Worthington Cup Final - Shankly and His Successors Change Success-Rate; Liverpool Have Always Held the Upper Hand over the Blues, Whose 9-1 Win in December 1954 Remains the Anfield Club's Record Defeat, Writes Brian Halford

The Birmingham Post (England), February 24, 2001 | Go to article overview

Worthington Cup Final - Shankly and His Successors Change Success-Rate; Liverpool Have Always Held the Upper Hand over the Blues, Whose 9-1 Win in December 1954 Remains the Anfield Club's Record Defeat, Writes Brian Halford


Byline: Brian Halford

Birmingham City and Liverpool are among English football's oldest acquaintances, having first met 108 years ago.
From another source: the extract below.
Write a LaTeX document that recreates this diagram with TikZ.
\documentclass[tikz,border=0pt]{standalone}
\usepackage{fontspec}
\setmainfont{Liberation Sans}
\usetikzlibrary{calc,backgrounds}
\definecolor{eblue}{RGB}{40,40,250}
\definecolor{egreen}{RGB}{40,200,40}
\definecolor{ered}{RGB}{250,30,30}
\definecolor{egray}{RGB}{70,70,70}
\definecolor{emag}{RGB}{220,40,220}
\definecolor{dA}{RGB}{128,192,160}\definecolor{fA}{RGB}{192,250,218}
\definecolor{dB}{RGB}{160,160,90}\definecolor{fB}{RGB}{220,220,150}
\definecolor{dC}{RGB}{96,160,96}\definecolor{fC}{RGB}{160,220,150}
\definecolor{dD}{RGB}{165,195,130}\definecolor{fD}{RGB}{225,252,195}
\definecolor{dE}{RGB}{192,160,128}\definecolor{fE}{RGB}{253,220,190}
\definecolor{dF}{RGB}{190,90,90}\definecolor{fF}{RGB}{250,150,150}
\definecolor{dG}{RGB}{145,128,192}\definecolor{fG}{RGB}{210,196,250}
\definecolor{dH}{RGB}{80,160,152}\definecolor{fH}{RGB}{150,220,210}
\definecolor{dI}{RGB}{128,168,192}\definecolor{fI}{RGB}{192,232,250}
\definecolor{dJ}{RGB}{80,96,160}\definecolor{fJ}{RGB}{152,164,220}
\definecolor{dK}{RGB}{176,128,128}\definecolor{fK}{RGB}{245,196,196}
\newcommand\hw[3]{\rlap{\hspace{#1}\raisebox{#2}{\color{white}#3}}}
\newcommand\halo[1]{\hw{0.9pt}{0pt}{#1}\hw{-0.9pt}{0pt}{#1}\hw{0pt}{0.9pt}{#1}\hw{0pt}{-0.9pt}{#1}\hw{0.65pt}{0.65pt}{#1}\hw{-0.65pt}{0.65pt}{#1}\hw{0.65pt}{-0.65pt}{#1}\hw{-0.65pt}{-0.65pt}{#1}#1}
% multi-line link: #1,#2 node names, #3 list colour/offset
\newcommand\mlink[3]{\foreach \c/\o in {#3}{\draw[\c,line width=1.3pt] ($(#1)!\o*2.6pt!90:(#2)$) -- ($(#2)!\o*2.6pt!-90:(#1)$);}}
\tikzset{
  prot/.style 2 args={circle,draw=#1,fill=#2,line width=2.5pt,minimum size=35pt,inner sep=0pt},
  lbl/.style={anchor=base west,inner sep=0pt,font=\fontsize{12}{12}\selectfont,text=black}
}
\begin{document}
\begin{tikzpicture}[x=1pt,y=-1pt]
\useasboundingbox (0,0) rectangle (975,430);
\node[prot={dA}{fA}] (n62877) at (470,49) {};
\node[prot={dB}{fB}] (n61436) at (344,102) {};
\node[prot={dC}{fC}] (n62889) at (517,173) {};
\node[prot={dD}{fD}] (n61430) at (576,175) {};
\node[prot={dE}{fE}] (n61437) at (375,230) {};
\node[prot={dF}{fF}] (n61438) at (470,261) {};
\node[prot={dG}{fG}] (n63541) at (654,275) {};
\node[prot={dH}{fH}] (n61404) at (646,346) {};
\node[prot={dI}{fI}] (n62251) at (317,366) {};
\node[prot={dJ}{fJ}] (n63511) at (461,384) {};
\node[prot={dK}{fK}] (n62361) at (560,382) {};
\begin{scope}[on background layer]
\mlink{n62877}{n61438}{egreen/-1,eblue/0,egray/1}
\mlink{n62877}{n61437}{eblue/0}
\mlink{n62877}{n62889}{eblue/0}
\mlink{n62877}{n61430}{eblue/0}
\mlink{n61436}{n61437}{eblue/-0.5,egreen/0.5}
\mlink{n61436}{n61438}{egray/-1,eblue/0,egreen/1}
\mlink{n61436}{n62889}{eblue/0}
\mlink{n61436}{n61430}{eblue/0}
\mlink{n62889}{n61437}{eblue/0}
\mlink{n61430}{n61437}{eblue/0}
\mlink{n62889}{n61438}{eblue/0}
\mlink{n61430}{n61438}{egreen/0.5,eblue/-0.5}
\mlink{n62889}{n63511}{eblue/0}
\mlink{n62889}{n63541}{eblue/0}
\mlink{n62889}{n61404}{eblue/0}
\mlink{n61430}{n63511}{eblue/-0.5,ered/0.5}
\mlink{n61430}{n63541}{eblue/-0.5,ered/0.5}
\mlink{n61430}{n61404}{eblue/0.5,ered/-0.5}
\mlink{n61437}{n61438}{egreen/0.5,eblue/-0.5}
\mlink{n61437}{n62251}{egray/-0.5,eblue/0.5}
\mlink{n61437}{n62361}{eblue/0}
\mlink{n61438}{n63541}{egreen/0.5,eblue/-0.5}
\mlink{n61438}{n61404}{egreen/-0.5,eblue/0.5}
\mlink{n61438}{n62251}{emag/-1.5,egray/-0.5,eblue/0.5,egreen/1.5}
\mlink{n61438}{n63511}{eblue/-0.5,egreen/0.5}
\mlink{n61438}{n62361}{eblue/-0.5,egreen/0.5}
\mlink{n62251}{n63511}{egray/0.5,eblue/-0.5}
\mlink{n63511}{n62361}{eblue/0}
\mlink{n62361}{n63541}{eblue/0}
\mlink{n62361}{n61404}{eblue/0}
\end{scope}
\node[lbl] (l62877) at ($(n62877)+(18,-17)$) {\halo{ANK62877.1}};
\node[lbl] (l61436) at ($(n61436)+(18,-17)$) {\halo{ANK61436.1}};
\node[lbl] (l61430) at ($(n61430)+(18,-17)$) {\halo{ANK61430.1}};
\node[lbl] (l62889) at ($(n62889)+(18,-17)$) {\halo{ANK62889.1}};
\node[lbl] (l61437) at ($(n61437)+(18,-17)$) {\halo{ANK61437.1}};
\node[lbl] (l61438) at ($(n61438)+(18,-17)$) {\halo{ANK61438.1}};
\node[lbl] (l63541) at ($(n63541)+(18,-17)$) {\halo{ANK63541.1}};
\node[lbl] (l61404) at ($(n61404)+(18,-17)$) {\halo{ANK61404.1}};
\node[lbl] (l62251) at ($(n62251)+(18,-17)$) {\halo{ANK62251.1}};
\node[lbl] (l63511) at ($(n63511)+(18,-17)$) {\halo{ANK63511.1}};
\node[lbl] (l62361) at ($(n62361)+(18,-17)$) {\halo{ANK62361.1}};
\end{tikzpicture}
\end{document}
Way back in the 1893-94 season, Blues provided the opposition for only the Merseyside club's fourth game after their elevation to the Football League.

Few natives of Merseyside populated the Liverpool squad in those formative days. There was, in fact, a massive Scottish presence - all 11 members of the Reds' team that lined up for their inaugural Football League game at Anfield, against Lincoln City, were Scottish and eight were 'Macs!'

MacLiverpool completed the double over Blues in that first season - 3-1 at Anfield in September and 4-3 at Muntz Street the following month - and have held the upper hand in duels between the clubs ever since. Of 98 league and cup meetings, Liverpool have won 52 to Blues' 26 with 20 draws.
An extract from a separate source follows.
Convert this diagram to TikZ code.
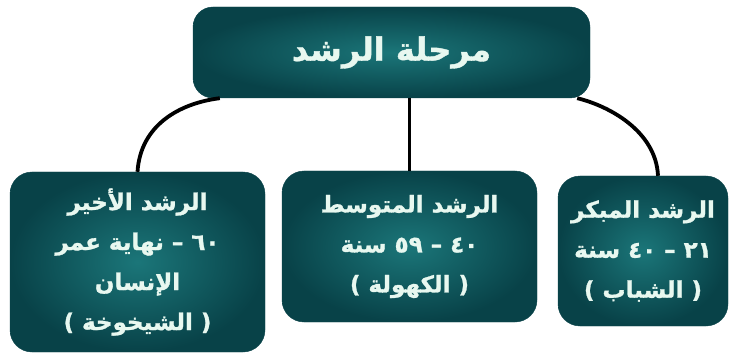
\documentclass[tikz,border=0pt]{standalone}
\usepackage{fontspec}
\usepackage{tikz}
\newfontfamily\arabicfont[Script=Arabic, BoldFeatures={FakeBold=1.2}]{DejaVu Sans}
\TeXXeTstate=1
\definecolor{stageteal}{RGB}{27,118,121}
\definecolor{stagedark}{RGB}{8,66,72}
\definecolor{stagetext}{RGB}{232,248,240}

\begin{document}
\begin{tikzpicture}[
    x=1pt, y=-1pt,
    stage/.style={rectangle, rounded corners=22pt, inner color=stageteal, outer color=stagedark, draw=stagedark, thin, text=stagetext, align=center, font=\arabicfont\bfseries\fontsize{23}{40}\selectfont},
    headbox/.style={stage, rounded corners=20pt, font=\arabicfont\bfseries\fontsize{32}{36}\selectfont},
    link/.style={line width=3.8pt, black}
]
    \useasboundingbox (0,0) rectangle (735,355);

    % Top node
    \node[headbox, minimum width=397pt, minimum height=91pt] (stage) at (391.5, 52.5) {\beginR مرحلة الرشد\endR};

    % Three stages
    \node[stage, minimum width=255pt, minimum height=180pt] (late) at (137.5, 262)
        {\beginR الرشد الأخير\endR\\ \beginR ٦٠ – نهاية عمر\endR\\ \beginR الإنسان\endR\\ \beginR( الشيخوخة )\endR};
    \node[stage, minimum width=255pt, minimum height=151pt] (middle) at (409.5, 246.5)
        {\beginR الرشد المتوسط\endR\\ \beginR ٤٠ – ٥٩ سنة\endR\\ \beginR( الكهولة )\endR};
    \node[stage, minimum width=170pt, minimum height=150pt] (early) at (643, 251)
        {\beginR الرشد المبكر\endR\\ \beginR ٢١ – ٤٠ سنة\endR\\ \beginR( الشباب )\endR};

    % Connectors
    \draw[link] ([xshift=27pt]stage.south west) .. controls +(-40,5) and +(3,-47) .. (late.north);
    \draw[link] (middle.north |- stage.south) -- (middle.north);
    \draw[link] ([xshift=-13pt]stage.south east) .. controls +(33,8) and +(-2,-44) .. ([xshift=15pt]early.north);
\end{tikzpicture}
\end{document}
The success-rate between the clubs was equally divided for the first half of the century. The statistics then started to lean heavily Liverpool's way during the 1970s and 1980s, when Bill Shankly and his successors built the Anfield club into English football's dominant force. Blues have had their moments down the years, though, and the cold winter's afternoon of December 11 1954, supplied the most sensational.
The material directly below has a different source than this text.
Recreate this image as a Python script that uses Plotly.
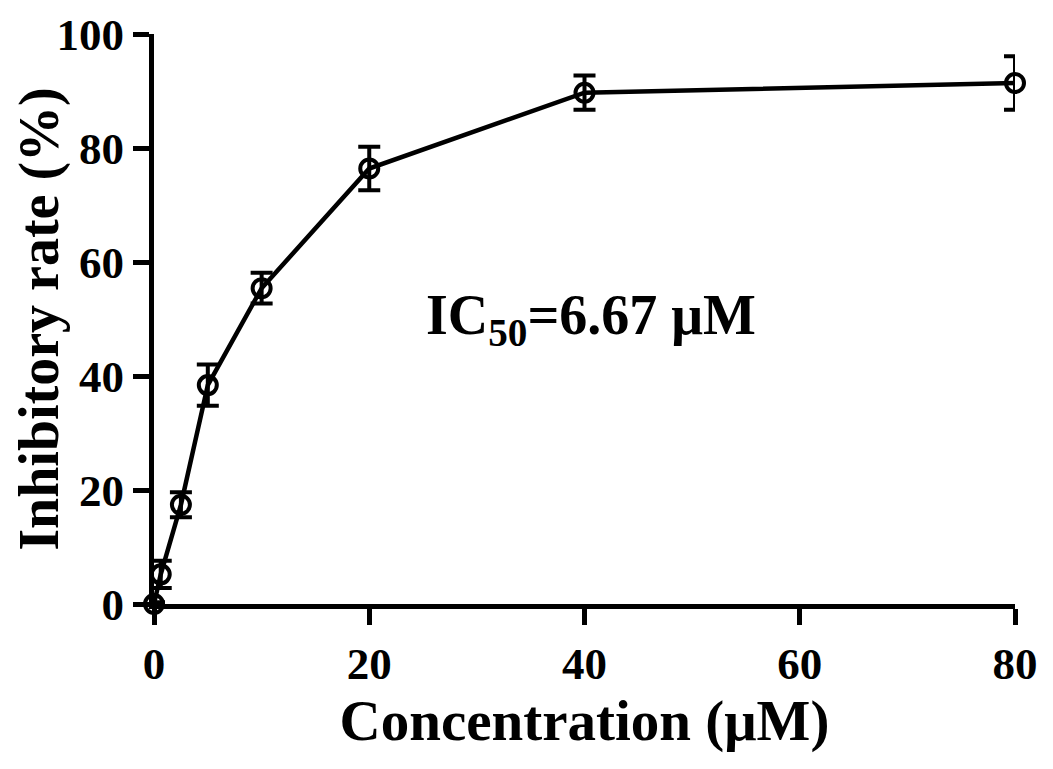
import plotly.graph_objects as go

conc = [0, 0.625, 2.5, 5, 10, 20, 40, 80]
inhibition = [0, 5.2, 17.4, 38.4, 55.4, 76.4, 89.7, 91.4]
sd = [0.3, 2.4, 2.2, 3.6, 2.7, 3.8, 3.0, 4.7]

x_ticks = [0, 20, 40, 60, 80]
y_ticks = [0, 20, 40, 60, 80, 100]

font_family = "Liberation Serif, Times New Roman, serif"

fig = go.Figure()
fig.add_trace(
    go.Scatter(
        x=conc,
        y=inhibition,
        mode="lines+markers",
        line={"color": "black", "width": 4.5},
        marker={
            "symbol": "circle-open",
            "size": 18,
            "color": "black",
            "line": {"width": 4, "color": "black"},
        },
        error_y={
            "type": "data",
            "array": sd,
            "visible": True,
            "color": "black",
            "thickness": 4,
            "width": 11,
        },
        cliponaxis=False,
        showlegend=False,
    )
)

fig.add_annotation(
    x=40.6,
    y=50,
    xref="x",
    yref="y",
    text="IC<sub>50</sub>=6.67 μM",
    showarrow=False,
    font={"family": font_family, "size": 56, "color": "black", "weight": 700},
)

axis_common = dict(
    showline=True,
    linecolor="black",
    linewidth=5,
    ticks="outside",
    ticklen=16,
    tickwidth=5,
    tickcolor="black",
    showgrid=False,
    zeroline=False,
    automargin=False,
    ticklabeloverflow="allow",
    tickfont={"family": font_family, "size": 45, "color": "black", "weight": 700},
)

fig.update_xaxes(
    range=[0, 80],
    tickvals=x_ticks,
    title={
        "text": "Concentration (μM)",
        "font": {"family": font_family, "size": 57, "color": "black", "weight": 700},
        "standoff": 14,
    },
    **axis_common,
)
fig.update_yaxes(
    range=[0, 100],
    tickvals=y_ticks,
    title={
        "text": "Inhibitory rate (%)",
        "font": {"family": font_family, "size": 56, "color": "black", "weight": 700},
        "standoff": 26,
    },
    **axis_common,
)

# page body adds an 8px offset, so the figure is a bit smaller than the window
fig.update_layout(
    width=1037,
    height=753,
    margin={"l": 146, "r": 30, "t": 26, "b": 157},
    plot_bgcolor="white",
    paper_bgcolor="white",
)

fig.write_html("out.html")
Liverpool arrived at St Andrew's, having not lost in the previous nine matches between the clubs, but were still coming to terms with life in the Second Division following relegation from the First, where they had resided proudly for 47 seasons.

Approaching Christmas, both clubs had their eyes firmly fixed on promotion. Blues had been impressive all season at St Andrew's, having lost only one of nine games there. They had just trounced Port Vale 7-2, thanks mainly to Peter Murphy's hat-trick.

Liverpool arrived with a team of some quality, including Geoff Twentyman and Laurie Hughes in the half-back line and Scottish international Billy Liddell up front, but Blues stormed into them from the first kick. It took only 48 seconds for Jackie Lane to open the scoring and further goals followed at regular intervals.

Eddie Brown scored after 11 and 16 minutes and, although Liddell pulled it back to 3-1, Gordon Astall reinstated the three-goal advantage before half-time.